Mark Stoops may not have realized it when he accepted Jimbo Fisher's job offer to run the defense at FSU, but his job title should have been Defensive Coordinator/Defensive Psychologist. More than implementing a new scheme, renewing the shattered confidence of the defensive players has been a big key to the Seminole resurgence. Stoops inherited a group that was battered and beaten down a year ago and they lacked confidence as a result. The first thing he did when he arrived was wipe the slate clean and give every player a fresh start. Now he has a group that is playing with conviction, instead of hesitation.
Make no mistake- the schedule has played a part in the meteoric statistical rise of FSU's defense. Other than Oklahoma, FSU has faced an FBS school in Samford, two schools with true freshman quarterbacks in BYU and Wake Forest, and a Virginia team that went 3-9 a year ago. That's not to diminish what FSU has done defensively, but it's likely the ‘Noles D will drop down in the rankings at least a little bit by the time they are through playing more seasoned and talented offensive teams like Miami, NC State, Clemson, and Florida.

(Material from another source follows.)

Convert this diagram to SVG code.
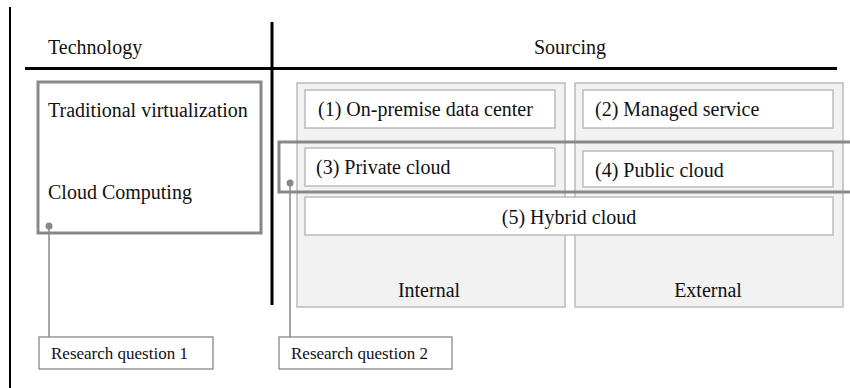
<svg xmlns="http://www.w3.org/2000/svg" width="850" height="388" viewBox="0 0 850 388">
<style>
text{font-family:"Liberation Serif","Times New Roman",serif;fill:#111;font-size:20px}
.rq{font-size:17px}
.pane{fill:#f2f2f2;stroke:#bbb;stroke-width:1.5}
.item{fill:#fff;stroke:#bbb;stroke-width:1.5}
.frame{fill:none;stroke:#888;stroke-width:3}
.rqbox{fill:#fff;stroke:#888;stroke-width:1.3}
.lead{stroke:#888;stroke-width:1.5;fill:none}
.dot{fill:#888}
.axis{stroke:#000;stroke-width:3}
</style>
<rect width="850" height="388" fill="#fff"/>
<g id="axes">
<line x1="10" y1="7" x2="10" y2="388" stroke="#000" stroke-width="2"/>
<line class="axis" x1="272" y1="22" x2="272" y2="305"/>
<line class="axis" x1="25" y1="68.5" x2="837" y2="68.5"/>
<text x="48" y="54">Technology</text>
<text x="570" y="54" text-anchor="middle">Sourcing</text>
</g>
<g id="internal">
<rect class="pane" x="297" y="83" width="268" height="224"/>
<text x="429" y="297" text-anchor="middle">Internal</text>
</g>
<g id="external">
<rect class="pane" x="575" y="83" width="268" height="224"/>
<text x="708" y="297" text-anchor="middle">External</text>
</g>
<g id="n1">
<rect class="item" x="305" y="90" width="250" height="38"/>
<text x="318" y="116">(1) On-premise data center</text>
</g>
<g id="n2">
<rect class="item" x="583" y="90" width="250" height="38"/>
<text x="595" y="116">(2) Managed service</text>
</g>
<g id="n3">
<rect class="item" x="305" y="148" width="250" height="38"/>
<text x="316" y="174">(3) Private cloud</text>
</g>
<g id="n4">
<rect class="item" x="583" y="151" width="250" height="36"/>
<text x="595" y="177">(4) Public cloud</text>
</g>
<g id="n5">
<rect class="item" x="305" y="197" width="528" height="38"/>
<text x="569" y="224" text-anchor="middle">(5) Hybrid cloud</text>
</g>
<g id="technology">
<rect class="frame" x="38" y="82" width="223" height="151"/>
<text x="48" y="117">Traditional virtualization</text>
<text x="48" y="199">Cloud Computing</text>
</g>
<g id="rq2frame">
<path class="frame" d="M852 142 H279 V192 H852"/>
</g>
<g id="connectors">
<line class="lead" x1="49" y1="226" x2="49" y2="337"/>
<circle class="dot" cx="49" cy="226" r="3.5"/>
<line class="lead" x1="290" y1="183" x2="290" y2="337"/>
<circle class="dot" cx="290" cy="183" r="3.5"/>
</g>
<g id="rq1">
<rect class="rqbox" x="39" y="337" width="174" height="32"/>
<text class="rq" x="51" y="359">Research question 1</text>
</g>
<g id="rq2">
<rect class="rqbox" x="279" y="337" width="173" height="32"/>
<text class="rq" x="291" y="359">Research question 2</text>
</g>
</svg>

From a personnel standpoint, FSU has made a huge jump, literally. An undersized defensive front a year ago has grown up already, even though 7 of the 8 guys on that front are freshmen or sophomores. And though the defense as a whole is very young, it is obvious there is talent on the field for FSU. Brandon Jenkins is an emerging star at defensive end; Everette Dawkins is a beast in the middle up front; Mister Alexander has gone from afterthought to an NFL career as he's grown into the linebacker position; the secondary has some young studs in big corner Xavier Rhodes and big playmaker Greg Reid. And that's without mentioning some of the most highly recruited players on defense like Nigel Bradham, Christian Jones, Jeff Luc, Lamarcus Joyner and Jacobbi McDaniel.

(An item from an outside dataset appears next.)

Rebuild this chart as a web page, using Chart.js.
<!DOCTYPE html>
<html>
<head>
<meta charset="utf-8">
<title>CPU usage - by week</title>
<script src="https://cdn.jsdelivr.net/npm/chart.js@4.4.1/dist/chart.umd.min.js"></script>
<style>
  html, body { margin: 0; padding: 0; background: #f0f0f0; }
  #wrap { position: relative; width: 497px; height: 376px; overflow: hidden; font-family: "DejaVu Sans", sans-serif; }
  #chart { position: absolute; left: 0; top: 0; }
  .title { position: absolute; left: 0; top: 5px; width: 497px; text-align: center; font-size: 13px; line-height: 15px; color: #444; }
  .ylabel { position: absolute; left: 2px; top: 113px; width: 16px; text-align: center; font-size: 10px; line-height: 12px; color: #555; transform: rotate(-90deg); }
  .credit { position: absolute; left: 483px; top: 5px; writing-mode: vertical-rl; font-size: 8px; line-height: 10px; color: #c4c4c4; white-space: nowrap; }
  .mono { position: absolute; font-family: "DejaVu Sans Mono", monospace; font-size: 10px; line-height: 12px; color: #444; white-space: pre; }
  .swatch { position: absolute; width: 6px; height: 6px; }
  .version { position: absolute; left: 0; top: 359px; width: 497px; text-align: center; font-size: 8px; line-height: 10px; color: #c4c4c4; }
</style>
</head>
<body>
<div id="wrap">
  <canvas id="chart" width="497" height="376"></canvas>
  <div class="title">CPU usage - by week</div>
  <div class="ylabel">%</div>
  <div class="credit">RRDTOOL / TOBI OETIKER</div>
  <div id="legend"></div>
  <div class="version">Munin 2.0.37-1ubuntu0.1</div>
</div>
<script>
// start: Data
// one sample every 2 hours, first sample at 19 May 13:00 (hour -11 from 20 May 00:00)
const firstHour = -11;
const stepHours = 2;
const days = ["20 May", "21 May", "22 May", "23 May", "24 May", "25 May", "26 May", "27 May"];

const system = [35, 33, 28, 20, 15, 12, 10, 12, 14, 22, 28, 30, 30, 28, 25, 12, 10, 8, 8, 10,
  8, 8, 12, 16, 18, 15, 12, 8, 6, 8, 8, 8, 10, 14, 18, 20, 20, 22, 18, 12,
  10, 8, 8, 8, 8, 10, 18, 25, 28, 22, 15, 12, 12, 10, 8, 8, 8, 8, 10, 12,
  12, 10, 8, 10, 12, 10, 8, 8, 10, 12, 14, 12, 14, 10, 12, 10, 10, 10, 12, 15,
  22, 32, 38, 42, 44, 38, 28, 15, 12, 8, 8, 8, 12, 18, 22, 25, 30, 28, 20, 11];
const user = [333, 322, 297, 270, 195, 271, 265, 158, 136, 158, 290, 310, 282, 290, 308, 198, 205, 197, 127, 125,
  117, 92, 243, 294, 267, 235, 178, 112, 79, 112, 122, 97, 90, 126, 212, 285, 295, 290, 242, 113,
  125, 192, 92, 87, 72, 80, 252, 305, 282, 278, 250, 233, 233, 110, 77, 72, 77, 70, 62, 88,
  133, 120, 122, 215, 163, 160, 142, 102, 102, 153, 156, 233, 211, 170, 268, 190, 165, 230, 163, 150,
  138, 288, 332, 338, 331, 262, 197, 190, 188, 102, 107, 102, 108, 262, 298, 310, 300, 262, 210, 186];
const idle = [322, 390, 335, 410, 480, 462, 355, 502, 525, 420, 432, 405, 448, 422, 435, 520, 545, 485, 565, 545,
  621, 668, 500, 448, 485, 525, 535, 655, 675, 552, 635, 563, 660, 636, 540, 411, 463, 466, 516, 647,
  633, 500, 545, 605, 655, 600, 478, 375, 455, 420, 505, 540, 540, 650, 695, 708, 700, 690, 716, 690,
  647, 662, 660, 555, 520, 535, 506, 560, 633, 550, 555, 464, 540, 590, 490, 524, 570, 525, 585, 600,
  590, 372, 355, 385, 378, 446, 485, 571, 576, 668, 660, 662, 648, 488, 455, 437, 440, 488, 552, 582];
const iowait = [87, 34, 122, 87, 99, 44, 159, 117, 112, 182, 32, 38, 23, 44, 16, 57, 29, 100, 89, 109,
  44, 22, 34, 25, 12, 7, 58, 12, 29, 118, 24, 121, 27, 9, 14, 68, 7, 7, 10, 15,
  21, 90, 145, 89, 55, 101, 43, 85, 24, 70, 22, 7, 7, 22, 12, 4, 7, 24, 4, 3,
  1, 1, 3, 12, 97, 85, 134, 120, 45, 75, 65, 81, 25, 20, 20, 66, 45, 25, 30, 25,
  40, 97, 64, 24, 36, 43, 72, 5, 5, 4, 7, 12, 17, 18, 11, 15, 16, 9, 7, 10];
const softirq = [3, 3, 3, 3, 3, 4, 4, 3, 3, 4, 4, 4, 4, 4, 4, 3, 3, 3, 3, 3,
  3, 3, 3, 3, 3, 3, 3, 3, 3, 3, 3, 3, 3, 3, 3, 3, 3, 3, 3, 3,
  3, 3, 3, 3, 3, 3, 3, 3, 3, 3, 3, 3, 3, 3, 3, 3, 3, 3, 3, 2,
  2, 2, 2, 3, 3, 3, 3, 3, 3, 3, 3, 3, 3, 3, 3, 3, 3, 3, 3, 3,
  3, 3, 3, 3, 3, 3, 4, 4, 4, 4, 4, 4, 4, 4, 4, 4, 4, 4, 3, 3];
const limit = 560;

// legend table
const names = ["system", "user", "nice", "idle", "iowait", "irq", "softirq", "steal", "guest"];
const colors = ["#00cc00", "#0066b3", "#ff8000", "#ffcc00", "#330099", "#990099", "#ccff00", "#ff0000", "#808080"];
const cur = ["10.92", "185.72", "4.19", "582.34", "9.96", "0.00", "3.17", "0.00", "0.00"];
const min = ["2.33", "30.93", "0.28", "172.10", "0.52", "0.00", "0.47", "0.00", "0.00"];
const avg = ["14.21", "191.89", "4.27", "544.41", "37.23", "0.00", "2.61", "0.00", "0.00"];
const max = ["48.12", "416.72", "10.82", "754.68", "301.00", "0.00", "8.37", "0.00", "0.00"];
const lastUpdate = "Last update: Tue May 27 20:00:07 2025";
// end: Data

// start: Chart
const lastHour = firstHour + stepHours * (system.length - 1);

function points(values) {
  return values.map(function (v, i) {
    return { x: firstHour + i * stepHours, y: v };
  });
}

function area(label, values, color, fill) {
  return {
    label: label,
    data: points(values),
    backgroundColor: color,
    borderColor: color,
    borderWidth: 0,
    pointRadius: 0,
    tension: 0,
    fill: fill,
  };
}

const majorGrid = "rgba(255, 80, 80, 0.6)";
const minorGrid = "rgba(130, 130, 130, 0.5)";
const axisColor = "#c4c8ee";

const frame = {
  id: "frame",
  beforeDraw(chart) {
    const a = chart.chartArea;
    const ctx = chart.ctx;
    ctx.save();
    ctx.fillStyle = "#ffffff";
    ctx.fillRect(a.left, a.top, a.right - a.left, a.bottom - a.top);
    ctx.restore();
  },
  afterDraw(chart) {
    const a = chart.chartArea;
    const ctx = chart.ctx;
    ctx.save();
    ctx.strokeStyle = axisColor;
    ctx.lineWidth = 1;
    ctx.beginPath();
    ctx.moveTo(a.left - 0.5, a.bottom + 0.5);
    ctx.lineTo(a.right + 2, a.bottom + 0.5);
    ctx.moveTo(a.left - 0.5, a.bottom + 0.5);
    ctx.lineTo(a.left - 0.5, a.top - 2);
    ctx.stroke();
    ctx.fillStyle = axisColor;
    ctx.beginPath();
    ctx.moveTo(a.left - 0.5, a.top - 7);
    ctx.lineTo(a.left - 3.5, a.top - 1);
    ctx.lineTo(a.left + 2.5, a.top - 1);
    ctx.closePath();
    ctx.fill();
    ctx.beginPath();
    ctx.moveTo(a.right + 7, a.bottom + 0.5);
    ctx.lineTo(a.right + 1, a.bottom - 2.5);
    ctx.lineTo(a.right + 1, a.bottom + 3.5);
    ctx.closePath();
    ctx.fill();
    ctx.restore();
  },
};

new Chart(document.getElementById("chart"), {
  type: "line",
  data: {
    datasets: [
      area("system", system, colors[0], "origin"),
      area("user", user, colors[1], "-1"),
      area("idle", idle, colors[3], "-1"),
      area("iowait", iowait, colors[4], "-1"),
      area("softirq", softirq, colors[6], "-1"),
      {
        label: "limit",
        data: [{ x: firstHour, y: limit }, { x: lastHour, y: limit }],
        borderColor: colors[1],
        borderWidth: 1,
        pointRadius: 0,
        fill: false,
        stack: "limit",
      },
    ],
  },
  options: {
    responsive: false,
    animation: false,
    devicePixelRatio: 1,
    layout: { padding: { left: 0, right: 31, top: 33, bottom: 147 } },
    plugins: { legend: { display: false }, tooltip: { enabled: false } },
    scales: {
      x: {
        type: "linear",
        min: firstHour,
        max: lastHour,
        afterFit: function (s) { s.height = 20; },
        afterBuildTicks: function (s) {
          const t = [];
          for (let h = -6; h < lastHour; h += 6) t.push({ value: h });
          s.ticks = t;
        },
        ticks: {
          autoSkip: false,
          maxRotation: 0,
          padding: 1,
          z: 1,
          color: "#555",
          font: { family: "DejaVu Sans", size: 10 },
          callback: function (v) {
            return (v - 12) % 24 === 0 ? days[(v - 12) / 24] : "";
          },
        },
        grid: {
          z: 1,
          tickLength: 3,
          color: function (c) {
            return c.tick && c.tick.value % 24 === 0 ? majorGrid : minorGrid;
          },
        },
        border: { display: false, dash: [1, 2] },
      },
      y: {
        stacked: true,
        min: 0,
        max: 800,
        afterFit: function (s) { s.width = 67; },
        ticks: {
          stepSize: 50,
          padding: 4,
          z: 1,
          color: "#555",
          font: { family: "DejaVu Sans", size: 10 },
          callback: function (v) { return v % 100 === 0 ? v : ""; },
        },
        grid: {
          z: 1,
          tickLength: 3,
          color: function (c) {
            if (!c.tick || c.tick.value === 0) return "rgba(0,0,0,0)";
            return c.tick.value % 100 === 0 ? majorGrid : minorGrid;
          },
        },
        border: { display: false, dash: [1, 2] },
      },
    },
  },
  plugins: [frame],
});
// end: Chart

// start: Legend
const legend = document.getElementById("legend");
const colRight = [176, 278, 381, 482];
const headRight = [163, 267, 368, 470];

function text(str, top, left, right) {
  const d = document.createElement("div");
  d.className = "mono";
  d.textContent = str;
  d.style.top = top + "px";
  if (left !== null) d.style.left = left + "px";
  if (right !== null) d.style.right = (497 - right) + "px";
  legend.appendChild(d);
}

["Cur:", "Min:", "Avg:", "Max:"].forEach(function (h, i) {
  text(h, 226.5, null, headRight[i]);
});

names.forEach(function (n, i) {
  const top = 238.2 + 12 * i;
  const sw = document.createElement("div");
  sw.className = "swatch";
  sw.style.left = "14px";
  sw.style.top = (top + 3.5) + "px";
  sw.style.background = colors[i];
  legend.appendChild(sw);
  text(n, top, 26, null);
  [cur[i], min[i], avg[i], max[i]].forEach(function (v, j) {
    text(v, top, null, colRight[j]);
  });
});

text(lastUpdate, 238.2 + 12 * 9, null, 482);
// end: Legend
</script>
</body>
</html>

Add up the above ingredients and it is easy to explain how FSU has cooked up such dramatic improvement defensively. This group has gone from laughed at to lauded in less than a year, from bad to good just like that.
But now comes Miami, a team that can turn things from good back to bad just as quickly. The ‘Canes have an experienced quarterback in Jacory Harris, one of the top receiving corps in America, plenty of skill in the backfield, and a big, athletic offensive line.
Miami is the school and the program that FSU has always used as a measuring stick. We'll have a lot better measure of how good this FSU defense is after Saturday night in South Fl.